Costly turnovers. No short-yardage game. Blown tackles.

It's a glaring list of problems for this Eskimo crew, but the biggest issue right now seems to be a complete inability to gain a simple yard or two in pressure situations.

What's almost automatic for most teams seems impossible for Maciocia's crew. Not once, but twice the Esks shot themselves by botching opportunities to score critical touchdowns within Winnipeg's two-yard line.

Early in the second quarter, Edmonton had a chance to take a 14-12 lead, but couldn't convert on two cracks from the Bombers two-yard line. By keeping Edmonton to a field goal, Winnipeg gained huge momentum and scored 17 unanswered points to take a 29-10 lead to halftime.

And then on the first drive of the second half - with Edmonton desperately needing something to build on - the Esks had the ball on Winnipeg's one-yard line again.

But after no gain on Ricky Ray's first sneak, he fumbled the ball on second down, killing yet another opportunity - and essentially killing any hope of a comeback.

"I can't understand it," said Maciocia.

"We self destructed," added guard Dan Comiskey. "The offensive line could have done a lot better."

So, while the offence works on that problem this week, the Edmonton secondary - especially Reggie Durden - needs to go back to the drawing board on open-field tackling.

MISSED TACKLES PROVED COSTLY

A big reason why the Bombers scored 17 unanswered points in the second quarter was due to missed tackles.
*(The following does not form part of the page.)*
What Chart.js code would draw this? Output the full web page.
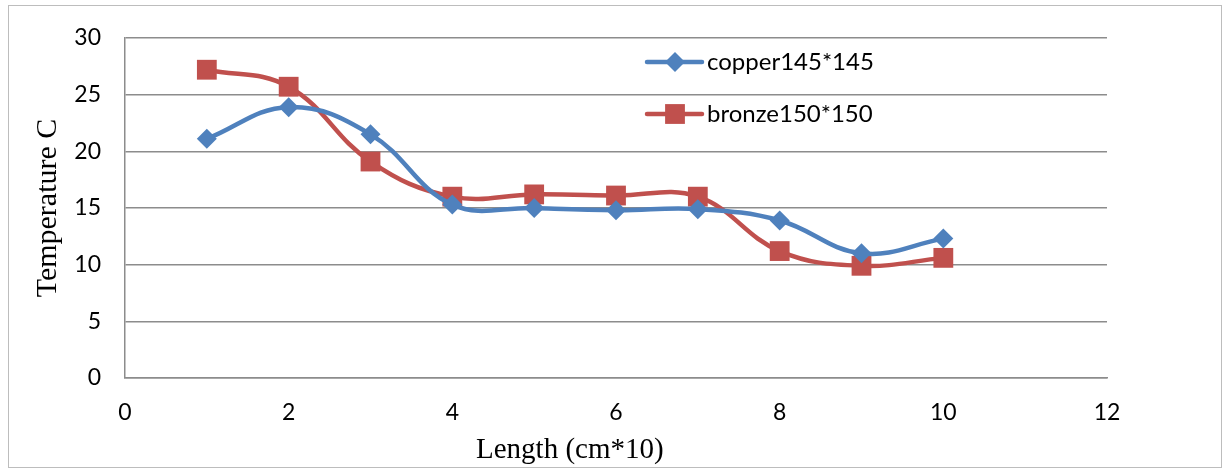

On back-to-back drives before the end of the first half, Durden missed wrapping up receiver Chris Brazzell - and both times Brazzell turned those Eskimo mistakes into touchdowns.

"It's going to be tough (to sleep tonight)," said Durden. "I have to erase it and get ready for next week."

The secondary also needs to examine why Winnipeg quarterback Kevin Glenn was able to constantly find wide-open receivers.

The much-maligned pivot, who had only thrown for 314 yards on the season before last night, amassed 368 yards through the air in three quarters.

"We definitely beat ourselves," said halfback Shannon Garrett. "We made their receives look like all-stars."